======== Dataset content ========
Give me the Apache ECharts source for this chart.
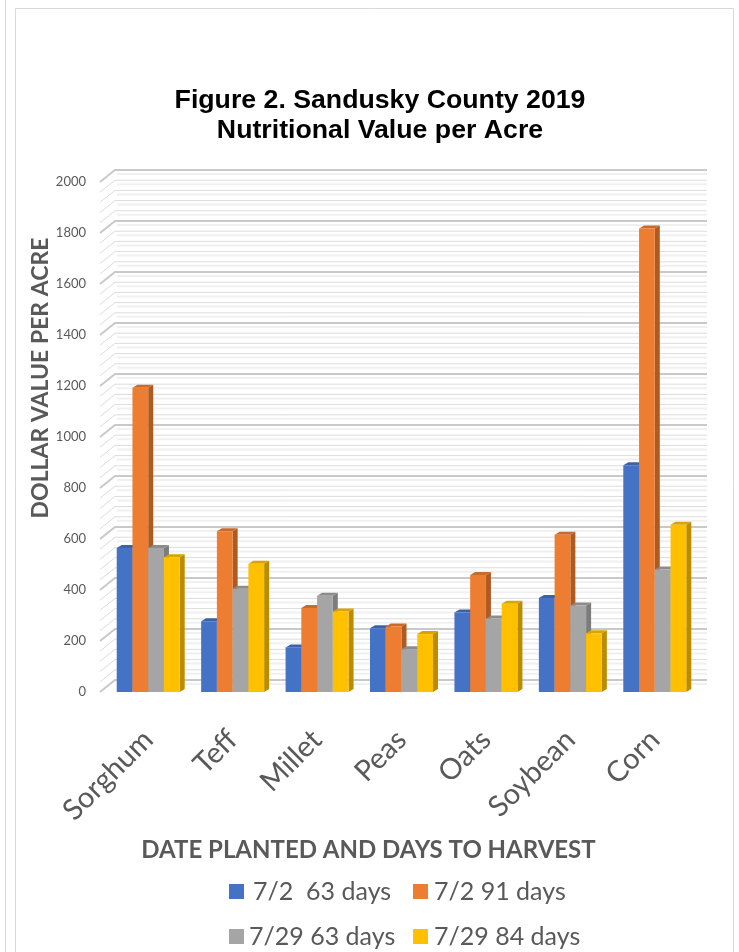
<!DOCTYPE html>
<html>
<head>
<meta charset="utf-8">
<script src="https://cdn.jsdelivr.net/npm/echarts@6/dist/echarts.min.js"></script>
<style>
html,body{margin:0;padding:0;background:#fff;}
#chart{width:739px;height:952px;}
</style>
</head>
<body>
<div id="chart"></div>
<script>
var categories = ['Sorghum', 'Teff', 'Millet', 'Peas', 'Oats', 'Soybean', 'Corn'];
var seriesNames = ['7/2  63 days', '7/2 91 days', '7/29 63 days', '7/29 84 days'];
var s72_63 = [565, 277, 175, 250, 312, 369, 889];
var s72_91 = [1193, 630, 329, 257, 459, 617, 1818];
var s729_63 = [565, 405, 377, 168, 288, 339, 480];
var s729_84 = [528, 503, 316, 227, 346, 230, 656];
var yTicks = [0, 200, 400, 600, 800, 1000, 1200, 1400, 1600, 1800, 2000];

var frontColors = ['#4472C4', '#ED7D31', '#A5A5A5', '#FFC000'];
var sideColors = ['#2F528F', '#AE5A21', '#7C7C7C', '#BC8C00'];
var topColors = ['#3A62A8', '#C9692A', '#8C8C8C', '#D9A300'];
var allSeries = [s72_63, s72_91, s729_63, s729_84];

var chart = echarts.init(document.getElementById('chart'), null, {renderer: 'canvas'});

var DX = 5, DY = 3;
function make3DRender(si) {
  return function (params, api) {
    var cat = api.value(0);
    var val = api.value(1);
    var top = api.coord([cat, val]);
    var base = api.coord([cat, 0]);
    var band = api.size([1, 0])[0];
    var bw = band * 0.746 / 4;
    var x = top[0] - 2 * bw + si * bw;
    var yT = top[1], yB = base[1];
    return {
      type: 'group',
      children: [
        {type: 'polygon', shape: {points: [[x + bw, yT], [x + bw + DX, yT - DY], [x + bw + DX, yB - DY], [x + bw, yB]]},
          style: {fill: sideColors[si]}},
        {type: 'polygon', shape: {points: [[x, yT], [x + DX, yT - DY], [x + bw + DX, yT - DY], [x + bw, yT]]},
          style: {fill: topColors[si]}},
        {type: 'rect', shape: {x: x, y: yT, width: bw, height: yB - yT},
          style: {fill: frontColors[si]}}
      ]
    };
  };
}

// 3D side wall and back wall grid lines
var WX = 15, WY = 12;
function wallRender(params, api) {
  var v = api.value(0);
  var p = api.coord([0, v]);
  var pr = api.coord([categories.length - 1, v]);
  var band = api.size([1, 0])[0];
  var x0 = p[0] - band / 2 - 6;
  var x1 = pr[0] + band / 2 + 10;
  var major = v % 200 === 0;
  var col = major ? '#C9C9C9' : '#DCDCDC';
  var lw = major ? 2 : 1;
  return {
    type: 'group',
    children: [
      {type: 'polyline', shape: {points: [[x0, p[1]], [x0 + WX, p[1] - WY], [x1, p[1] - WY]]},
        style: {stroke: col, lineWidth: lw, fill: null}},
      {type: 'line', shape: {x1: x0 + WX + 2, y1: p[1] - WY + 4, x2: x1, y2: p[1] - WY + 4},
        style: {stroke: '#F0F0F0', lineWidth: 2}}
    ]
  };
}
var wallValues = [];
for (var k = 0; k < yTicks.length - 1; k++) {
  for (var m = 0; m < 5; m++) wallValues.push([yTicks[k] + m * 40]);
}
wallValues.push([yTicks[yTicks.length - 1]]);

var series = [{
  type: 'custom',
  name: 'wall',
  renderItem: wallRender,
  data: wallValues,
  encode: {y: 0},
  silent: true,
  z: 1
}];
allSeries.forEach(function (arr, si) {
  series.push({
    type: 'custom',
    name: seriesNames[si],
    renderItem: make3DRender(si),
    itemStyle: {color: frontColors[si]},
    data: arr.map(function (v, j) { return [j, v]; }),
    encode: {x: 0, y: 1},
    z: 2 + si
  });
});

function legendItem(i, left, top, padLeft) {
  return {
    data: [seriesNames[i]],
    left: left, top: top, itemWidth: 15, itemHeight: 15, icon: 'rect',
    textStyle: {fontFamily: 'Lato', fontSize: 25, color: '#595959', padding: [0, 0, 0, padLeft]}
  };
}

var option = {
  backgroundColor: '#fff',
  animation: false,
  graphic: [
    {type: 'line', shape: {x1: 5.5, y1: 0, x2: 5.5, y2: 952}, style: {stroke: '#D9D9D9', lineWidth: 1}},
    {type: 'rect', shape: {x: 15.5, y: 8.5, width: 718, height: 960}, style: {fill: 'none', stroke: '#D9D9D9', lineWidth: 1}}
  ],
  title: {
    text: 'Figure 2. Sandusky County 2019\nNutritional Value per Acre',
    left: 380, top: 86, textAlign: 'center', padding: 0,
    textStyle: {fontFamily: 'Liberation Sans', fontWeight: 'bold', fontSize: 26.7, color: '#000', lineHeight: 30}
  },
  legend: [
    legendItem(0, 224, 874, 4),
    legendItem(1, 408, 874, 1),
    legendItem(2, 224, 919, 0),
    legendItem(3, 408, 919, 1)
  ],
  grid: {left: 106, right: 42, top: 182, bottom: 260, containLabel: false},
  xAxis: {
    type: 'category',
    data: categories,
    axisTick: {show: false},
    axisLine: {show: false},
    axisLabel: {rotate: 45, margin: 43, fontFamily: 'Lato', fontSize: 29, color: '#595959', interval: 0},
    name: 'DATE PLANTED AND DAYS TO HARVEST',
    nameLocation: 'middle', nameGap: 146, nameMoveOverlap: false,
    nameTextStyle: {fontFamily: 'Lato', fontWeight: 'bold', fontSize: 24, color: '#595959', padding: [0, 66, 0, 0]}
  },
  yAxis: {
    type: 'value', min: 0, max: 2000, interval: 200,
    axisLine: {show: false}, axisTick: {show: false},
    axisLabel: {margin: 20, fontFamily: 'Lato', fontSize: 13, color: '#595959',
      formatter: function (v) { return String(v); }},
    splitLine: {show: false},
    name: 'DOLLAR VALUE PER ACRE',
    nameLocation: 'middle', nameGap: 54, nameRotate: 90, nameMoveOverlap: false,
    nameTextStyle: {fontFamily: 'Lato', fontWeight: 'bold', fontSize: 23, color: '#595959', padding: [0, 0, 0, 118]}
  },
  series: series
};
chart.setOption(option);
</script>
</body>
</html>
========
• **Your instructions**
Quote every line word for word and keep the images out of the copy.

• **Answer for the task**
Give me the Apache ECharts source for this chart.
<!DOCTYPE html>
<html>
<head>
<meta charset="utf-8">
<script src="https://cdn.jsdelivr.net/npm/echarts@6/dist/echarts.min.js"></script>
<style>
html,body{margin:0;padding:0;background:#fff;}
#chart{width:739px;height:952px;}
</style>
</head>
<body>
<div id="chart"></div>
<script>
var categories = ['Sorghum', 'Teff', 'Millet', 'Peas', 'Oats', 'Soybean', 'Corn'];
var seriesNames = ['7/2  63 days', '7/2 91 days', '7/29 63 days', '7/29 84 days'];
var s72_63 = [565, 277, 175, 250, 312, 369, 889];
var s72_91 = [1193, 630, 329, 257, 459, 617, 1818];
var s729_63 = [565, 405, 377, 168, 288, 339, 480];
var s729_84 = [528, 503, 316, 227, 346, 230, 656];
var yTicks = [0, 200, 400, 600, 800, 1000, 1200, 1400, 1600, 1800, 2000];

var frontColors = ['#4472C4', '#ED7D31', '#A5A5A5', '#FFC000'];
var sideColors = ['#2F528F', '#AE5A21', '#7C7C7C', '#BC8C00'];
var topColors = ['#3A62A8', '#C9692A', '#8C8C8C', '#D9A300'];
var allSeries = [s72_63, s72_91, s729_63, s729_84];

var chart = echarts.init(document.getElementById('chart'), null, {renderer: 'canvas'});

var DX = 5, DY = 3;
function make3DRender(si) {
  return function (params, api) {
    var cat = api.value(0);
    var val = api.value(1);
    var top = api.coord([cat, val]);
    var base = api.coord([cat, 0]);
    var band = api.size([1, 0])[0];
    var bw = band * 0.746 / 4;
    var x = top[0] - 2 * bw + si * bw;
    var yT = top[1], yB = base[1];
    return {
      type: 'group',
      children: [
        {type: 'polygon', shape: {points: [[x + bw, yT], [x + bw + DX, yT - DY], [x + bw + DX, yB - DY], [x + bw, yB]]},
          style: {fill: sideColors[si]}},
        {type: 'polygon', shape: {points: [[x, yT], [x + DX, yT - DY], [x + bw + DX, yT - DY], [x + bw, yT]]},
          style: {fill: topColors[si]}},
        {type: 'rect', shape: {x: x, y: yT, width: bw, height: yB - yT},
          style: {fill: frontColors[si]}}
      ]
    };
  };
}

// 3D side wall and back wall grid lines
var WX = 15, WY = 12;
function wallRender(params, api) {
  var v = api.value(0);
  var p = api.coord([0, v]);
  var pr = api.coord([categories.length - 1, v]);
  var band = api.size([1, 0])[0];
  var x0 = p[0] - band / 2 - 6;
  var x1 = pr[0] + band / 2 + 10;
  var major = v % 200 === 0;
  var col = major ? '#C9C9C9' : '#DCDCDC';
  var lw = major ? 2 : 1;
  return {
    type: 'group',
    children: [
      {type: 'polyline', shape: {points: [[x0, p[1]], [x0 + WX, p[1] - WY], [x1, p[1] - WY]]},
        style: {stroke: col, lineWidth: lw, fill: null}},
      {type: 'line', shape: {x1: x0 + WX + 2, y1: p[1] - WY + 4, x2: x1, y2: p[1] - WY + 4},
        style: {stroke: '#F0F0F0', lineWidth: 2}}
    ]
  };
}
var wallValues = [];
for (var k = 0; k < yTicks.length - 1; k++) {
  for (var m = 0; m < 5; m++) wallValues.push([yTicks[k] + m * 40]);
}
wallValues.push([yTicks[yTicks.length - 1]]);

var series = [{
  type: 'custom',
  name: 'wall',
  renderItem: wallRender,
  data: wallValues,
  encode: {y: 0},
  silent: true,
  z: 1
}];
allSeries.forEach(function (arr, si) {
  series.push({
    type: 'custom',
    name: seriesNames[si],
    renderItem: make3DRender(si),
    itemStyle: {color: frontColors[si]},
    data: arr.map(function (v, j) { return [j, v]; }),
    encode: {x: 0, y: 1},
    z: 2 + si
  });
});

function legendItem(i, left, top, padLeft) {
  return {
    data: [seriesNames[i]],
    left: left, top: top, itemWidth: 15, itemHeight: 15, icon: 'rect',
    textStyle: {fontFamily: 'Lato', fontSize: 25, color: '#595959', padding: [0, 0, 0, padLeft]}
  };
}

var option = {
  backgroundColor: '#fff',
  animation: false,
  graphic: [
    {type: 'line', shape: {x1: 5.5, y1: 0, x2: 5.5, y2: 952}, style: {stroke: '#D9D9D9', lineWidth: 1}},
    {type: 'rect', shape: {x: 15.5, y: 8.5, width: 718, height: 960}, style: {fill: 'none', stroke: '#D9D9D9', lineWidth: 1}}
  ],
  title: {
    text: 'Figure 2. Sandusky County 2019\nNutritional Value per Acre',
    left: 380, top: 86, textAlign: 'center', padding: 0,
    textStyle: {fontFamily: 'Liberation Sans', fontWeight: 'bold', fontSize: 26.7, color: '#000', lineHeight: 30}
  },
  legend: [
    legendItem(0, 224, 874, 4),
    legendItem(1, 408, 874, 1),
    legendItem(2, 224, 919, 0),
    legendItem(3, 408, 919, 1)
  ],
  grid: {left: 106, right: 42, top: 182, bottom: 260, containLabel: false},
  xAxis: {
    type: 'category',
    data: categories,
    axisTick: {show: false},
    axisLine: {show: false},
    axisLabel: {rotate: 45, margin: 43, fontFamily: 'Lato', fontSize: 29, color: '#595959', interval: 0},
    name: 'DATE PLANTED AND DAYS TO HARVEST',
    nameLocation: 'middle', nameGap: 146, nameMoveOverlap: false,
    nameTextStyle: {fontFamily: 'Lato', fontWeight: 'bold', fontSize: 24, color: '#595959', padding: [0, 66, 0, 0]}
  },
  yAxis: {
    type: 'value', min: 0, max: 2000, interval: 200,
    axisLine: {show: false}, axisTick: {show: false},
    axisLabel: {margin: 20, fontFamily: 'Lato', fontSize: 13, color: '#595959',
      formatter: function (v) { return String(v); }},
    splitLine: {show: false},
    name: 'DOLLAR VALUE PER ACRE',
    nameLocation: 'middle', nameGap: 54, nameRotate: 90, nameMoveOverlap: false,
    nameTextStyle: {fontFamily: 'Lato', fontWeight: 'bold', fontSize: 23, color: '#595959', padding: [0, 0, 0, 118]}
  },
  series: series
};
chart.setOption(option);
</script>
</body>
</html>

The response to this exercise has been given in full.